I needed a message counter. There’s this distributed message processing system that takes messages in, works on them, passing them around, then finally sends some messages back out. I wanted to know precisely how many messages went in, how many were passed around, and how many came out.

Because the system is distributed, an in memory counter wouldn’t do. I need to persist the counts somewhere that all parts of the system could access. The system—that’s getting old, let’s give it a name: Titus. Every part of the system Titus has access to a centralized Redis cache and so was the obvious choice.

My first and naive approach incremented a counter at a key in the cache every time a message came in and every time a message went out. I implemented this, tested it to make sure the counts were correct, and it was deployed. Let’s count those messages!

…Titus wasn’t having any of it. Before message counting was introduced, Titus could handle thousands of messages a second. It was an efficiently calibrated production line. Now Titus more resembled a lone craftsman hand making each individual message. Throughput was cut 100 fold.

An in memory counter is fast but doesn’t give a true picture of all of Titus. A persistent counter tells the whole story but is slow. How do I get speed and an exhaustive count?

The solution: merge the two approaches. Every part of the system keeps its own counts in memory. While processing a message, Titus never communicates to an external system its message counts. Every minute, out of band of the message processing, Titus retrieves its internal counts, resets them to zero, and increments the true persistent counts.

This may sound familiar. The problem’s been solved and the industry term is eventual consistency. All distributed systems rely on this concept. As things change, every facet of the system won’t have identical or the most current information. But given enough time, the true state will propagate to the entire system.

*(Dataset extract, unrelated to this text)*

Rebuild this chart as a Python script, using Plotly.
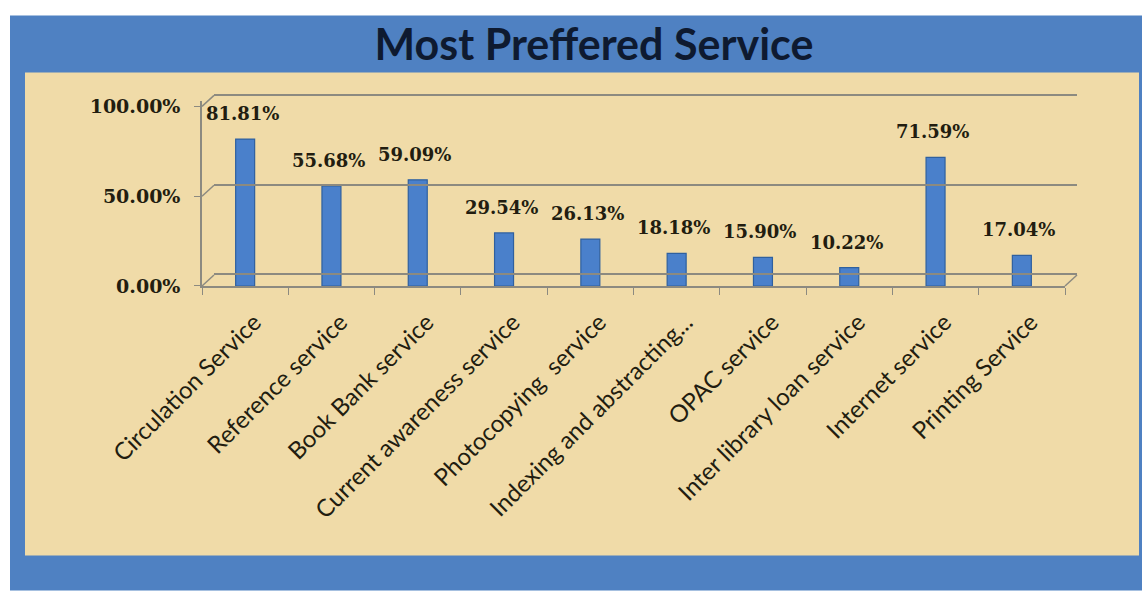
import plotly.graph_objects as go

categories = ["Circulation Service", "Reference service", "Book Bank service",
              "Current awareness service", "Photocopying  service",
              "Indexing and abstracting...", "OPAC service",
              "Inter library loan service", "Internet service", "Printing Service"]
values = [0.8181, 0.5568, 0.5909, 0.2954, 0.2613, 0.1818, 0.1590, 0.1022, 0.7159, 0.1704]
labels = ["81.81%", "55.68%", "59.09%", "29.54%", "26.13%", "18.18%", "15.90%", "10.22%", "71.59%", "17.04%"]
y_ticks = [0, 0.5, 1.0]
y_tick_text = ["0.00%", "50.00%", "100.00%"]

W, H = 1142, 591
YMAX = 1.03
UNIT = 180.0            # px per 100 %
ZERO_Y = 286            # px of front zero line
DEPTH_X, DEPTH_Y = 12, 11
FRONT_W = 863
L = 202
Hm = UNIT * YMAX
PH = Hm + DEPTH_Y
PW = FRONT_W + DEPTH_X
T = ZERO_Y - PH
B = H - ZERO_Y
R = W - L - PW
ax, by = DEPTH_X / PW, DEPTH_Y / PH

def px_x(p):
    return (p - L) / PW

def px_y(p):
    return (ZERO_Y - p) / PH

FRAME = "#4F81C2"
TAN = "#F0DBA8"
TXT = "#221D10"
LINE = "#8C8A80"

fig = go.Figure()
fig.add_trace(go.Bar(
    x=categories, y=values, width=0.22,
    marker=dict(color="#4A80CB", line=dict(color="#2F609F", width=1.2)),
    hoverinfo="skip", showlegend=False, xaxis="x", yaxis="y",
))
# back wall (3D depth) axes carrying the gridlines
fig.add_trace(go.Scatter(
    x=categories, y=values, mode="none", hoverinfo="skip", showlegend=False,
    xaxis="x2", yaxis="y2",
))

for c, v, t in zip(categories, values, labels):
    fig.add_annotation(x=c, y=v, text=t, showarrow=False, yanchor="bottom",
                       yshift=13, xshift=-3, xref="x", yref="y",
                       font=dict(family="DejaVu Serif", size=18, color=TXT, weight="bold"))

shapes = [
    dict(type="rect", xref="paper", yref="paper", layer="below",
         x0=px_x(10), x1=px_x(1142), y0=px_y(591), y1=px_y(15),
         fillcolor=FRAME, line=dict(width=0)),
    dict(type="rect", xref="paper", yref="paper", layer="below",
         x0=px_x(25), x1=px_x(1139), y0=px_y(556), y1=px_y(72),
         fillcolor=TAN, line=dict(width=0)),
]
# depth connectors (left wall at each tick, right end of floor)
for v in y_ticks:
    yf = v / YMAX * (1 - by)
    shapes.append(dict(type="line", xref="paper", yref="paper", layer="below",
                       x0=0, y0=yf, x1=ax, y1=yf + by,
                       line=dict(color=LINE, width=1.5)))
shapes.append(dict(type="line", xref="paper", yref="paper", layer="below",
                   x0=1 - ax, y0=0, x1=1, y1=by, line=dict(color=LINE, width=1.5)))
fig.update_layout(shapes=shapes)

fig.update_layout(
    width=W, height=H,
    margin=dict(l=L, r=R, t=T, b=B, autoexpand=False),
    paper_bgcolor="white", plot_bgcolor="rgba(0,0,0,0)",
    title=dict(text="<b>Most Preffered Service</b>", x=594 / W, xanchor="center",
               y=1 - 45 / H, yanchor="middle", yref="container",
               font=dict(family="Lato", size=43, color="#0E1A30")),
    xaxis=dict(
        domain=[0, 1 - ax], type="category", showgrid=False, showline=True,
        linecolor=LINE, linewidth=1.5,
        ticks="outside", tickson="boundaries", ticklen=7, tickcolor=LINE,
        tickangle=-45, tickfont=dict(family="Lato", size=24, color=TXT),
        ticklabelshift=9, ticklabelstandoff=11,
    ),
    yaxis=dict(
        domain=[0, 1 - by], range=[0, YMAX], tickvals=y_ticks, ticktext=y_tick_text,
        showgrid=False, showline=True, linecolor=LINE, linewidth=1.5,
        ticks="outside", ticklen=6, tickcolor=LINE,
        tickfont=dict(family="DejaVu Serif", size=19, color=TXT, weight="bold"),
        ticklabelstandoff=10, zeroline=False,
    ),
    xaxis2=dict(
        domain=[ax, 1], type="category", anchor="y2", showgrid=False,
        showline=False, showticklabels=False, ticks="",
    ),
    yaxis2=dict(
        domain=[by, 1], range=[-0.004, YMAX], anchor="x2", tickvals=y_ticks,
        showgrid=True, gridcolor=LINE, gridwidth=1.5, showticklabels=False,
        ticks="", showline=False,
        zeroline=True, zerolinecolor=LINE, zerolinewidth=1.5,
    ),
)

fig.write_html("out.html")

For Titus, this means compromise. While messages are in flight, Titus cannot say exactly how many messages have been processed. But given a couple minutes of down time, the counts are available. If that downtime never occurs, Titus can only give a best guess of current message counts.

This trade off in the name of speed has been worth it. Titus gives a good estimate of messages through the system and importantly does not sacrifice on speed. Constant and exact consistency in a system like Titus is not often possible. But with multiple layers of caching and persistence and a little bit of patience we can find the truth.